**THE TASK:** Set down every entry word for word. Omit the pictures.

☆ ☆ ☆ ☆ ☆

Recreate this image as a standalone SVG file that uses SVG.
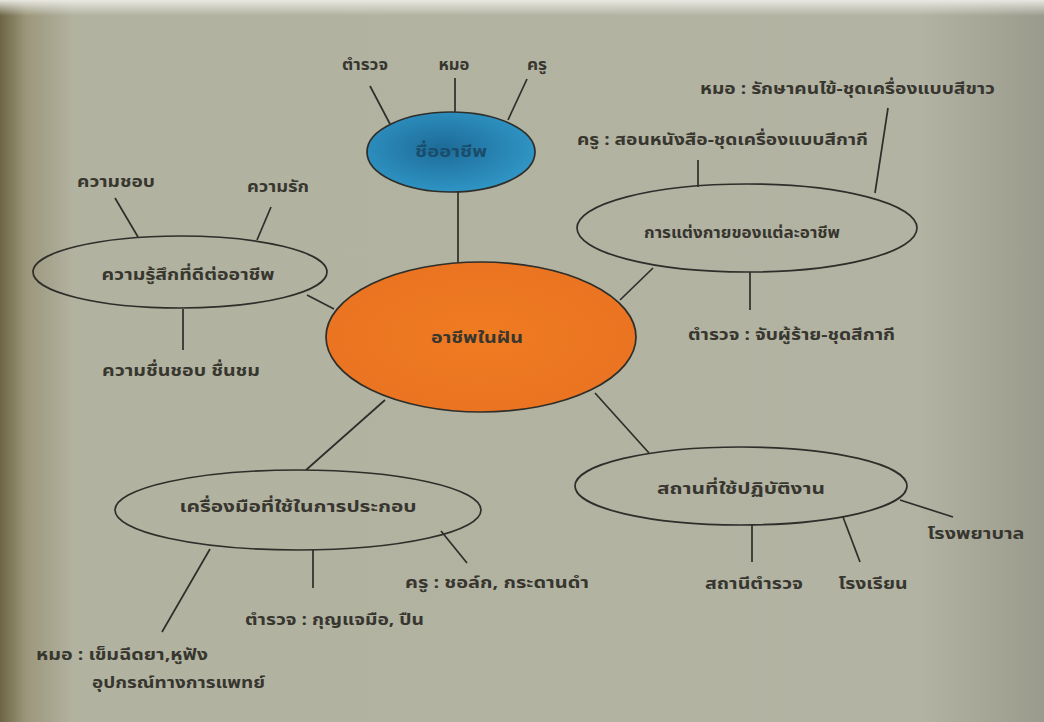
<svg xmlns="http://www.w3.org/2000/svg" width="1044" height="722" viewBox="0 0 1044 722">
<defs>
<linearGradient id="bgH" x1="0" y1="0" x2="1" y2="0">
<stop offset="0" stop-color="#6c6444"/>
<stop offset="0.025" stop-color="#9c977c"/>
<stop offset="0.07" stop-color="#b2b2a0"/>
<stop offset="0.88" stop-color="#b3b3a3"/>
<stop offset="1" stop-color="#9b9b8d"/>
</linearGradient>
<linearGradient id="bgV" x1="0" y1="0" x2="0" y2="1">
<stop offset="0" stop-color="#ecece6" stop-opacity="0.95"/>
<stop offset="0.022" stop-color="#e6e6e0" stop-opacity="0"/>
<stop offset="1" stop-color="#ffffff" stop-opacity="0"/>
</linearGradient>
<radialGradient id="orange" cx="0.5" cy="0.5" r="0.5">
<stop offset="0" stop-color="#ef7b22"/>
<stop offset="1" stop-color="#ea7421"/>
</radialGradient>
<radialGradient id="blue" cx="0.45" cy="0.45" r="0.55">
<stop offset="0" stop-color="#1d6b98"/>
<stop offset="1" stop-color="#2f94c4"/>
</radialGradient>
</defs>
<style>
.t{font-family:"Noto Sans Thai","Noto Sans","DejaVu Sans","Liberation Sans",sans-serif;font-size:16px;font-weight:bold;fill:#37362f;}
.c{text-anchor:middle;}
.e{fill:none;stroke:#2e2e2a;stroke-width:1.7;}
.l{stroke:#2e2e2a;stroke-width:1.7;fill:none;}
</style>
<rect x="0" y="0" width="1044" height="722" fill="url(#bgH)"/>
<rect x="0" y="0" width="1044" height="722" fill="url(#bgV)"/>

<g id="connectors">
<line class="l" x1="370" y1="86" x2="390" y2="124"/>
<line class="l" x1="455" y1="78" x2="455" y2="112"/>
<line class="l" x1="527" y1="79" x2="508" y2="120"/>
<line class="l" x1="458" y1="192" x2="458" y2="262"/>
<line class="l" x1="115" y1="198" x2="138" y2="237"/>
<line class="l" x1="271" y1="207" x2="257" y2="240"/>
<line class="l" x1="183" y1="309" x2="183" y2="350"/>
<line class="l" x1="307" y1="295" x2="334" y2="309"/>
<line class="l" x1="698" y1="160" x2="698" y2="187"/>
<line class="l" x1="888" y1="108" x2="875" y2="193"/>
<line class="l" x1="750" y1="272" x2="750" y2="310"/>
<line class="l" x1="653" y1="268" x2="620" y2="300"/>
<line class="l" x1="595" y1="393" x2="649" y2="453"/>
<line class="l" x1="752" y1="525" x2="752" y2="562"/>
<line class="l" x1="843" y1="517" x2="860" y2="562"/>
<line class="l" x1="900" y1="500" x2="953" y2="517"/>
<line class="l" x1="385" y1="400" x2="306" y2="470"/>
<line class="l" x1="210" y1="549" x2="162" y2="632"/>
<line class="l" x1="313" y1="550" x2="313" y2="588"/>
<line class="l" x1="441" y1="531" x2="467" y2="563"/>
</g>

<g id="node-blue">
<ellipse cx="451" cy="152" rx="84" ry="40" fill="url(#blue)" stroke="#2e2e2a" stroke-width="1.7"/>
<text class="t c" x="451" y="157" style="fill:#1a4d6c" textLength="72" lengthAdjust="spacingAndGlyphs">ชื่ออาชีพ</text>
</g>
<g id="label-top-police"><text class="t c" x="365" y="70" textLength="46" lengthAdjust="spacingAndGlyphs">ตำรวจ</text></g>
<g id="label-top-doctor"><text class="t c" x="454" y="70" textLength="31" lengthAdjust="spacingAndGlyphs">หมอ</text></g>
<g id="label-top-teacher"><text class="t c" x="537" y="70" textLength="20" lengthAdjust="spacingAndGlyphs">ครู</text></g>

<g id="node-center">
<ellipse cx="481" cy="337" rx="155" ry="75" fill="url(#orange)" stroke="#2e2e2a" stroke-width="1.7"/>
<text class="t c" x="477" y="343" textLength="92" lengthAdjust="spacingAndGlyphs">อาชีพในฝัน</text>
</g>

<g id="node-feeling">
<ellipse class="e" cx="180" cy="272" rx="147" ry="36"/>
<text class="t c" x="188" y="280" textLength="173" lengthAdjust="spacingAndGlyphs">ความรู้สึกที่ดีต่ออาชีพ</text>
<text class="t c" x="116" y="187" textLength="78" lengthAdjust="spacingAndGlyphs">ความชอบ</text>
<text class="t c" x="278" y="192" textLength="62" lengthAdjust="spacingAndGlyphs">ความรัก</text>
<text class="t c" x="181" y="376" textLength="158" lengthAdjust="spacingAndGlyphs">ความชื่นชอบ ชื่นชม</text>
</g>

<g id="node-dress">
<ellipse class="e" cx="747" cy="228" rx="170" ry="44"/>
<text class="t c" x="742" y="238" textLength="196" lengthAdjust="spacingAndGlyphs">การแต่งกายของแต่ละอาชีพ</text>
<text class="t" x="700" y="94" textLength="295" lengthAdjust="spacingAndGlyphs">หมอ : รักษาคนไข้-ชุดเครื่องแบบสีขาว</text>
<text class="t" x="577" y="145" textLength="291" lengthAdjust="spacingAndGlyphs">ครู : สอนหนังสือ-ชุดเครื่องแบบสีกากี</text>
<text class="t" x="688" y="340" textLength="207" lengthAdjust="spacingAndGlyphs">ตำรวจ : จับผู้ร้าย-ชุดสีกากี</text>
</g>

<g id="node-place">
<ellipse class="e" cx="741" cy="486" rx="166" ry="39"/>
<text class="t c" x="741" y="494" textLength="168" lengthAdjust="spacingAndGlyphs">สถานที่ใช้ปฏิบัติงาน</text>
<text class="t c" x="754" y="589" textLength="98" lengthAdjust="spacingAndGlyphs">สถานีตำรวจ</text>
<text class="t c" x="873" y="589" textLength="69" lengthAdjust="spacingAndGlyphs">โรงเรียน</text>
<text class="t c" x="976" y="539" textLength="97" lengthAdjust="spacingAndGlyphs">โรงพยาบาล</text>
</g>

<g id="node-tools">
<ellipse class="e" cx="298" cy="510" rx="183" ry="40"/>
<text class="t c" x="298" y="512" textLength="237" lengthAdjust="spacingAndGlyphs">เครื่องมือที่ใช้ในการประกอบ</text>
<text class="t" x="405" y="588" textLength="184" lengthAdjust="spacingAndGlyphs">ครู : ชอล์ก, กระดานดำ</text>
<text class="t" x="245" y="625" textLength="179" lengthAdjust="spacingAndGlyphs">ตำรวจ : กุญแจมือ, ปืน</text>
<text class="t" x="36" y="660" textLength="172" lengthAdjust="spacingAndGlyphs">หมอ : เข็มฉีดยา,หูฟัง</text>
<text class="t" x="92" y="688" textLength="173" lengthAdjust="spacingAndGlyphs">อุปกรณ์ทางการแพทย์</text>
</g>
</svg>
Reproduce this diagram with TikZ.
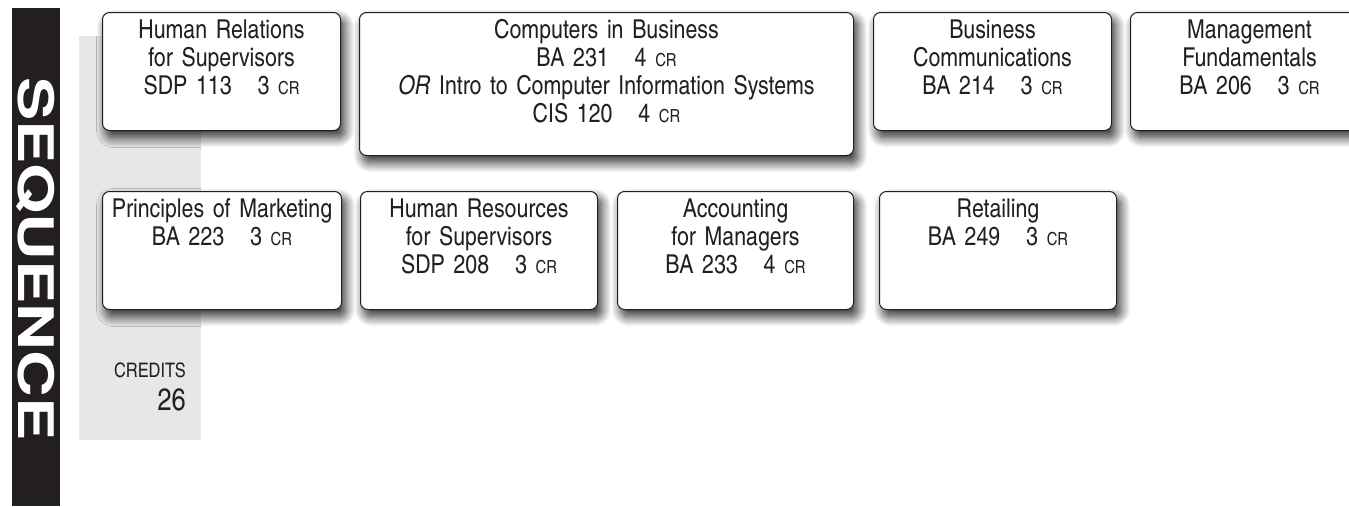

☆ ☆ ☆ ☆ ☆

**EXPECTED OUTPUT:**
Recreate this image as a standalone SVG file that uses SVG.
<svg xmlns="http://www.w3.org/2000/svg" width="1044" height="722" viewBox="0 0 1044 722">
<defs>
<linearGradient id="bgH" x1="0" y1="0" x2="1" y2="0">
<stop offset="0" stop-color="#6c6444"/>
<stop offset="0.025" stop-color="#9c977c"/>
<stop offset="0.07" stop-color="#b2b2a0"/>
<stop offset="0.88" stop-color="#b3b3a3"/>
<stop offset="1" stop-color="#9b9b8d"/>
</linearGradient>
<linearGradient id="bgV" x1="0" y1="0" x2="0" y2="1">
<stop offset="0" stop-color="#ecece6" stop-opacity="0.95"/>
<stop offset="0.022" stop-color="#e6e6e0" stop-opacity="0"/>
<stop offset="1" stop-color="#ffffff" stop-opacity="0"/>
</linearGradient>
<radialGradient id="orange" cx="0.5" cy="0.5" r="0.5">
<stop offset="0" stop-color="#ef7b22"/>
<stop offset="1" stop-color="#ea7421"/>
</radialGradient>
<radialGradient id="blue" cx="0.45" cy="0.45" r="0.55">
<stop offset="0" stop-color="#1d6b98"/>
<stop offset="1" stop-color="#2f94c4"/>
</radialGradient>
</defs>
<style>
.t{font-family:"Noto Sans Thai","Noto Sans","DejaVu Sans","Liberation Sans",sans-serif;font-size:16px;font-weight:bold;fill:#37362f;}
.c{text-anchor:middle;}
.e{fill:none;stroke:#2e2e2a;stroke-width:1.7;}
.l{stroke:#2e2e2a;stroke-width:1.7;fill:none;}
</style>
<rect x="0" y="0" width="1044" height="722" fill="url(#bgH)"/>
<rect x="0" y="0" width="1044" height="722" fill="url(#bgV)"/>

<g id="connectors">
<line class="l" x1="370" y1="86" x2="390" y2="124"/>
<line class="l" x1="455" y1="78" x2="455" y2="112"/>
<line class="l" x1="527" y1="79" x2="508" y2="120"/>
<line class="l" x1="458" y1="192" x2="458" y2="262"/>
<line class="l" x1="115" y1="198" x2="138" y2="237"/>
<line class="l" x1="271" y1="207" x2="257" y2="240"/>
<line class="l" x1="183" y1="309" x2="183" y2="350"/>
<line class="l" x1="307" y1="295" x2="334" y2="309"/>
<line class="l" x1="698" y1="160" x2="698" y2="187"/>
<line class="l" x1="888" y1="108" x2="875" y2="193"/>
<line class="l" x1="750" y1="272" x2="750" y2="310"/>
<line class="l" x1="653" y1="268" x2="620" y2="300"/>
<line class="l" x1="595" y1="393" x2="649" y2="453"/>
<line class="l" x1="752" y1="525" x2="752" y2="562"/>
<line class="l" x1="843" y1="517" x2="860" y2="562"/>
<line class="l" x1="900" y1="500" x2="953" y2="517"/>
<line class="l" x1="385" y1="400" x2="306" y2="470"/>
<line class="l" x1="210" y1="549" x2="162" y2="632"/>
<line class="l" x1="313" y1="550" x2="313" y2="588"/>
<line class="l" x1="441" y1="531" x2="467" y2="563"/>
</g>

<g id="node-blue">
<ellipse cx="451" cy="152" rx="84" ry="40" fill="url(#blue)" stroke="#2e2e2a" stroke-width="1.7"/>
<text class="t c" x="451" y="157" style="fill:#1a4d6c" textLength="72" lengthAdjust="spacingAndGlyphs">ชื่ออาชีพ</text>
</g>
<g id="label-top-police"><text class="t c" x="365" y="70" textLength="46" lengthAdjust="spacingAndGlyphs">ตำรวจ</text></g>
<g id="label-top-doctor"><text class="t c" x="454" y="70" textLength="31" lengthAdjust="spacingAndGlyphs">หมอ</text></g>
<g id="label-top-teacher"><text class="t c" x="537" y="70" textLength="20" lengthAdjust="spacingAndGlyphs">ครู</text></g>

<g id="node-center">
<ellipse cx="481" cy="337" rx="155" ry="75" fill="url(#orange)" stroke="#2e2e2a" stroke-width="1.7"/>
<text class="t c" x="477" y="343" textLength="92" lengthAdjust="spacingAndGlyphs">อาชีพในฝัน</text>
</g>

<g id="node-feeling">
<ellipse class="e" cx="180" cy="272" rx="147" ry="36"/>
<text class="t c" x="188" y="280" textLength="173" lengthAdjust="spacingAndGlyphs">ความรู้สึกที่ดีต่ออาชีพ</text>
<text class="t c" x="116" y="187" textLength="78" lengthAdjust="spacingAndGlyphs">ความชอบ</text>
<text class="t c" x="278" y="192" textLength="62" lengthAdjust="spacingAndGlyphs">ความรัก</text>
<text class="t c" x="181" y="376" textLength="158" lengthAdjust="spacingAndGlyphs">ความชื่นชอบ ชื่นชม</text>
</g>

<g id="node-dress">
<ellipse class="e" cx="747" cy="228" rx="170" ry="44"/>
<text class="t c" x="742" y="238" textLength="196" lengthAdjust="spacingAndGlyphs">การแต่งกายของแต่ละอาชีพ</text>
<text class="t" x="700" y="94" textLength="295" lengthAdjust="spacingAndGlyphs">หมอ : รักษาคนไข้-ชุดเครื่องแบบสีขาว</text>
<text class="t" x="577" y="145" textLength="291" lengthAdjust="spacingAndGlyphs">ครู : สอนหนังสือ-ชุดเครื่องแบบสีกากี</text>
<text class="t" x="688" y="340" textLength="207" lengthAdjust="spacingAndGlyphs">ตำรวจ : จับผู้ร้าย-ชุดสีกากี</text>
</g>

<g id="node-place">
<ellipse class="e" cx="741" cy="486" rx="166" ry="39"/>
<text class="t c" x="741" y="494" textLength="168" lengthAdjust="spacingAndGlyphs">สถานที่ใช้ปฏิบัติงาน</text>
<text class="t c" x="754" y="589" textLength="98" lengthAdjust="spacingAndGlyphs">สถานีตำรวจ</text>
<text class="t c" x="873" y="589" textLength="69" lengthAdjust="spacingAndGlyphs">โรงเรียน</text>
<text class="t c" x="976" y="539" textLength="97" lengthAdjust="spacingAndGlyphs">โรงพยาบาล</text>
</g>

<g id="node-tools">
<ellipse class="e" cx="298" cy="510" rx="183" ry="40"/>
<text class="t c" x="298" y="512" textLength="237" lengthAdjust="spacingAndGlyphs">เครื่องมือที่ใช้ในการประกอบ</text>
<text class="t" x="405" y="588" textLength="184" lengthAdjust="spacingAndGlyphs">ครู : ชอล์ก, กระดานดำ</text>
<text class="t" x="245" y="625" textLength="179" lengthAdjust="spacingAndGlyphs">ตำรวจ : กุญแจมือ, ปืน</text>
<text class="t" x="36" y="660" textLength="172" lengthAdjust="spacingAndGlyphs">หมอ : เข็มฉีดยา,หูฟัง</text>
<text class="t" x="92" y="688" textLength="173" lengthAdjust="spacingAndGlyphs">อุปกรณ์ทางการแพทย์</text>
</g>
</svg>
Reproduce this diagram with TikZ.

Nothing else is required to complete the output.